Today’s American political humour is drastically different, reflecting a drastically different country than the one late-night legend Johnny Carson bid farewell to 27 years ago this month.
The hosts of today’s late-night shows — Jimmy Fallon and the lesser-rated Seth Meyers on NBC, Stephen Colbert on CBS, who competes for the top spot, ABC’s Jimmy Kimmel, who trails, and Conan O’Brien on TBS — instead compete for meanest monologues.
Such shows have always made fun of Republicans, suggesting they were dumb like actor Ronald Reagan, stumbling like Gerald Ford or incapable of speaking clearly like George W. Bush. Donald Trump is an adopted Republican, so he’s the butt of jokes about being stupid, too.
“The president hosted trick-or-treaters at the White House,” Fallon noted. “The kids were excited ‘cause they met the president. Trump was excited ‘cause he thought he met Captain America.”
But these days, late-night audiences still tuning in to such network fare are also fed a steady diet of just plain mean jokes, even crude ones, aimed less for laughs than to feed the anger of people still embittered by Trump’s shocking 2016 election upset.
There’s little good-natured in these performances as comedians play to the angry side that dislikes, even detests, the president.
“President Trump’s childhood home in Queens, New York, is currently on sale for almost $3 million,” Meyers said on Feb. 6. “And it still has all the original teeth marks on the lead-painted window sills.”
Or Meyers in December: “According to a new poll, President Trump’s approval rating has risen to 46 percent. Though the only question on the poll was: ‘Would you rather have President Trump or scabies?’ “
The Trumps’ marriage is a frequent target. Fallon observed a sinkhole appeared on White House property: “But after grounds crew investigated, they realised it was just another one of Melania’s escape tunnels.”
“I wanna say happy birthday to First Lady Melania Trump,” he added last month. “Yep. Melania Trump made a wish, blew out her candles, opened her eyes and said, ‘Oh, crap! He’s still here.’ “
Last summer, Fallon quoted Trump in a speech saying, “’Sometimes you have to toot your own horn because nobody else is going to do it.’ Cause the last time someone else tooted Trump’s horn, it cost him $130,000.”
The comedian at last year’s White House Correspondents Dinner, Michelle Wolf, was so unfunny and insulting to Trump press secretary Sarah Sanders, the organization this year hired a historian instead to speak.
To be sure, late-night hosts make jokes about other politicians. But they’re notably gentler than the Trump lines. For instance, Kimmel made fun of South Bend Mayor Pete Buttigieg’s name the other night: “He would be our first openly gay president and our first President Pete. Which sounds like a movie where Kevin James winds up in the White House, right?”
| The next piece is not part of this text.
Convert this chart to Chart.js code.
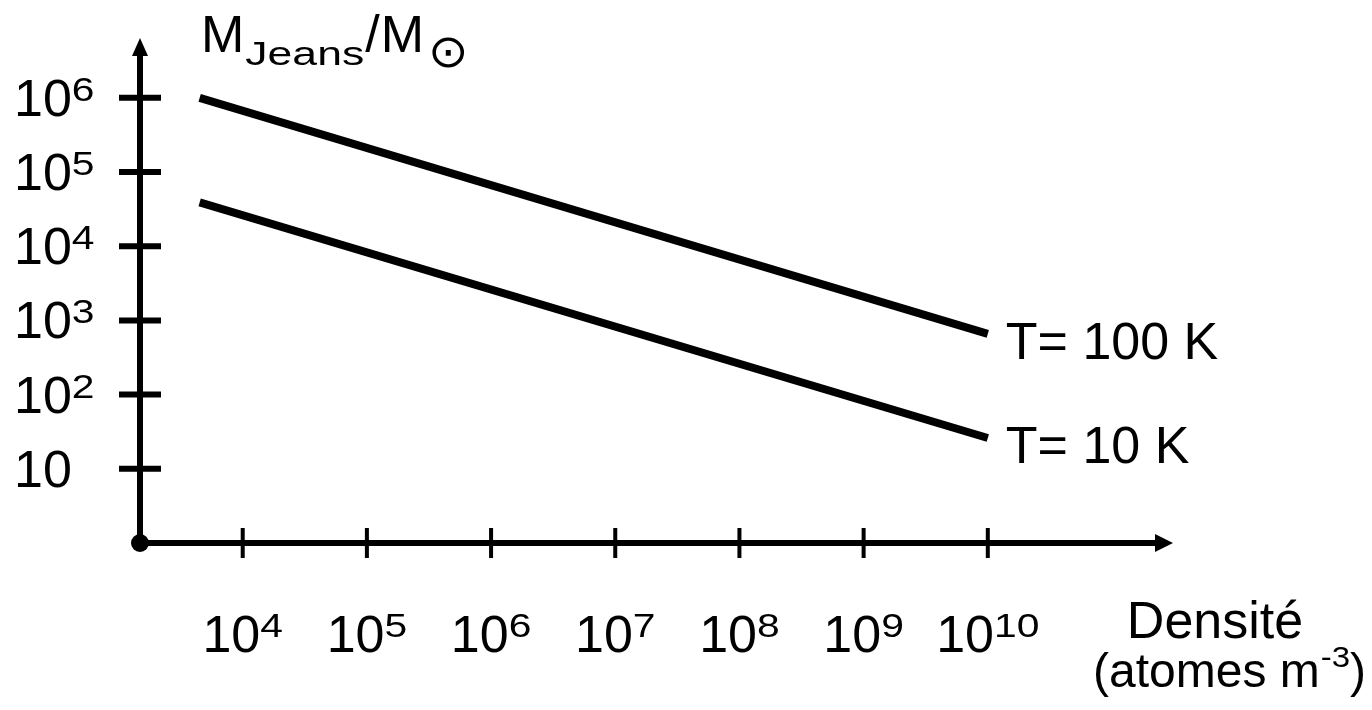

O’Brien chimed in facetiously on a Trump tweet about the Notre Dame Cathedral fire: “We’re all very grateful to the president for suggesting that in the case of fire, water and acting quickly might be the right idea.”
Bob Hope and Carson made a living off political jokes that got laughs without applause signs. During one of his many USO trips to visit troops in Vietnam during war protests, Hope reassured them: “The country is behind you 50 percent.”
Carson once noted, “There’s a power struggle going on between President Reagan’s advisers. Moe and Curly are out. Larry is still in.” A different time. A different pop culture. And these “entertainers” are free to mock whomever they please, as long as advertisers are willing to pay.
Laughter can be a great cleanser and a unifying force. Some politicians have used self-deprecation as a powerful tool. But as we head into another divisive election season, I can’t help thinking the work products of the current crop of so-called comics are doing exactly the opposite.